**Supplied material**
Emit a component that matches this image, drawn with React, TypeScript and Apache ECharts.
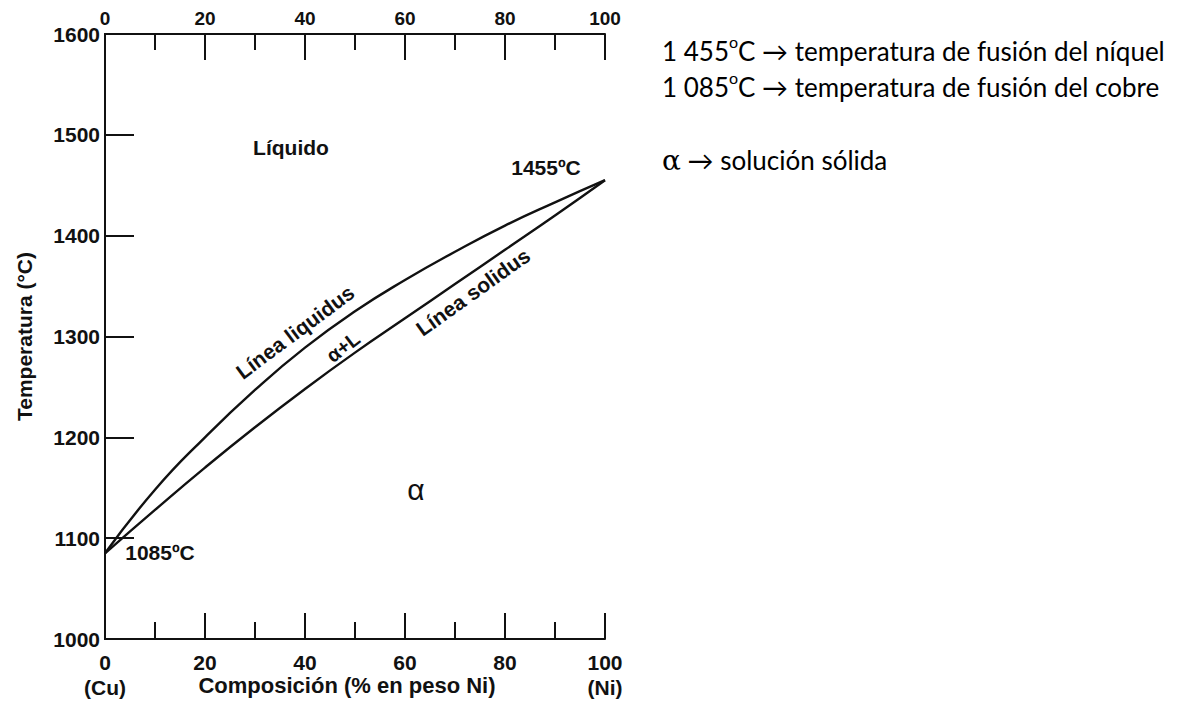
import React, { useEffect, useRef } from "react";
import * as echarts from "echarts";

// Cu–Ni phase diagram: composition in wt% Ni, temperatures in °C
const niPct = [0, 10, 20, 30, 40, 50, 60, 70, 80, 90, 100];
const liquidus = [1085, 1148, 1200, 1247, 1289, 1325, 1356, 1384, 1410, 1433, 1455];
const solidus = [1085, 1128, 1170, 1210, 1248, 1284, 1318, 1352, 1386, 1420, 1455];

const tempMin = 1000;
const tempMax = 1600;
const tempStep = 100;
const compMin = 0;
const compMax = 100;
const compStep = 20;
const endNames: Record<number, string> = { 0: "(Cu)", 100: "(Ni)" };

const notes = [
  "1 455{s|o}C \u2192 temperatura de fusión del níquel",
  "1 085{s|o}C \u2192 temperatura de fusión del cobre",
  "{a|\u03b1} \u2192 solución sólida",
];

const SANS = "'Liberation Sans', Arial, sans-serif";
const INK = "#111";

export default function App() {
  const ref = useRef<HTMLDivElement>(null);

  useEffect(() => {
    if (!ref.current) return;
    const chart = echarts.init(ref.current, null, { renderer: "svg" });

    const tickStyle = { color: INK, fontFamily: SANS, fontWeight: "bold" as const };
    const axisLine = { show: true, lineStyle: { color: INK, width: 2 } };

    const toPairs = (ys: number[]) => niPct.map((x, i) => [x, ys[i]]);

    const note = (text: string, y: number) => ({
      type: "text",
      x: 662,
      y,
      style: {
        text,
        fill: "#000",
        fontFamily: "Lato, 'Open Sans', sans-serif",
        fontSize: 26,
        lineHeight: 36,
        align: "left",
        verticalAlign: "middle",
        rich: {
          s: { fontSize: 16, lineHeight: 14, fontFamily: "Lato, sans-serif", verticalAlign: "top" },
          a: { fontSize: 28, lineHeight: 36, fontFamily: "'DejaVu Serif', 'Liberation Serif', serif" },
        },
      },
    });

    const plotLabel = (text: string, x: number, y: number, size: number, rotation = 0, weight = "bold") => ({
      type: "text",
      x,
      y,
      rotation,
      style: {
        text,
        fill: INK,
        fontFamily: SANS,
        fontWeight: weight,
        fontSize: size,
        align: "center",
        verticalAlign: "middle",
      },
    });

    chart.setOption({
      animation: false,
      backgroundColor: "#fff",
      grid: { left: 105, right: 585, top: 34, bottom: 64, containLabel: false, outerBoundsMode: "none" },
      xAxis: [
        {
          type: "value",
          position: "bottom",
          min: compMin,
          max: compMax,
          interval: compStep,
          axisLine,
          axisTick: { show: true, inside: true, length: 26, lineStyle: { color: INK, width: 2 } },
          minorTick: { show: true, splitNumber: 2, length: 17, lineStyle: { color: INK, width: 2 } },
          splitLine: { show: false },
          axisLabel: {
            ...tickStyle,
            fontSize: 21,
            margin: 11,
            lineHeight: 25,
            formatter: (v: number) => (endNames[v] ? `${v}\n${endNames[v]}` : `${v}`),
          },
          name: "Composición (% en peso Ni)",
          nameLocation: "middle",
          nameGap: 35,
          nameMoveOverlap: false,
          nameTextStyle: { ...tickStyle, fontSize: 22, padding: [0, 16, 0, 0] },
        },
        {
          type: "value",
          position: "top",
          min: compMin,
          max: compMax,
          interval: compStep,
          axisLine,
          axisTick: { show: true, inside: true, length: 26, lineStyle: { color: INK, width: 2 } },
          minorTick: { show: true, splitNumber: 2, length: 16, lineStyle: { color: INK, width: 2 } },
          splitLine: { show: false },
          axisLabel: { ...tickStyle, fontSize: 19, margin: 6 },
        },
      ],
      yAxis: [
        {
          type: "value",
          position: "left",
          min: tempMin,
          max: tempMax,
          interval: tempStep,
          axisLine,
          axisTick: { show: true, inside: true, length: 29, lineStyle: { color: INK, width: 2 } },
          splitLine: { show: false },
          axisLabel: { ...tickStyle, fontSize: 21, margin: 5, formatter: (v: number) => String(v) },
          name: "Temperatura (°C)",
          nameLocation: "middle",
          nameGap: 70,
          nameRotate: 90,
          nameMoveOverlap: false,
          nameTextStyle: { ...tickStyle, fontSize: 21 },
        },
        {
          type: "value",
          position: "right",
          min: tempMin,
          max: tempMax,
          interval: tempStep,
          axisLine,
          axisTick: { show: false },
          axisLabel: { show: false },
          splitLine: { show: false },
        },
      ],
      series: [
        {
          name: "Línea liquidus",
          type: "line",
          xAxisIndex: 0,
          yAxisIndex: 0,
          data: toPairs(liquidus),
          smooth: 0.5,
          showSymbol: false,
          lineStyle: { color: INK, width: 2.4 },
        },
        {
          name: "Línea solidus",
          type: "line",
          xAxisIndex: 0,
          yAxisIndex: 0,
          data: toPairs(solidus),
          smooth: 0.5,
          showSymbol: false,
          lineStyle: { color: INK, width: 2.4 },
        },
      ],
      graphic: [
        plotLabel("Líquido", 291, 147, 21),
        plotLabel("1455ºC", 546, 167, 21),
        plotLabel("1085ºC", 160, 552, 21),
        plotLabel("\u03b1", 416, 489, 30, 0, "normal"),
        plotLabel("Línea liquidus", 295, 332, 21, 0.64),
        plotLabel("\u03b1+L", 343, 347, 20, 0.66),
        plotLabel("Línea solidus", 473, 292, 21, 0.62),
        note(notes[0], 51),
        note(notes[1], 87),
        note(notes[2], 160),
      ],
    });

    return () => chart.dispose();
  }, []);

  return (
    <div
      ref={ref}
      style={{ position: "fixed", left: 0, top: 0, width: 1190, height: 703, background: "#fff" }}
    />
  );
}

**Written task**
For the data above, state only how many lines include the word "React".

**Solution to the problem**
2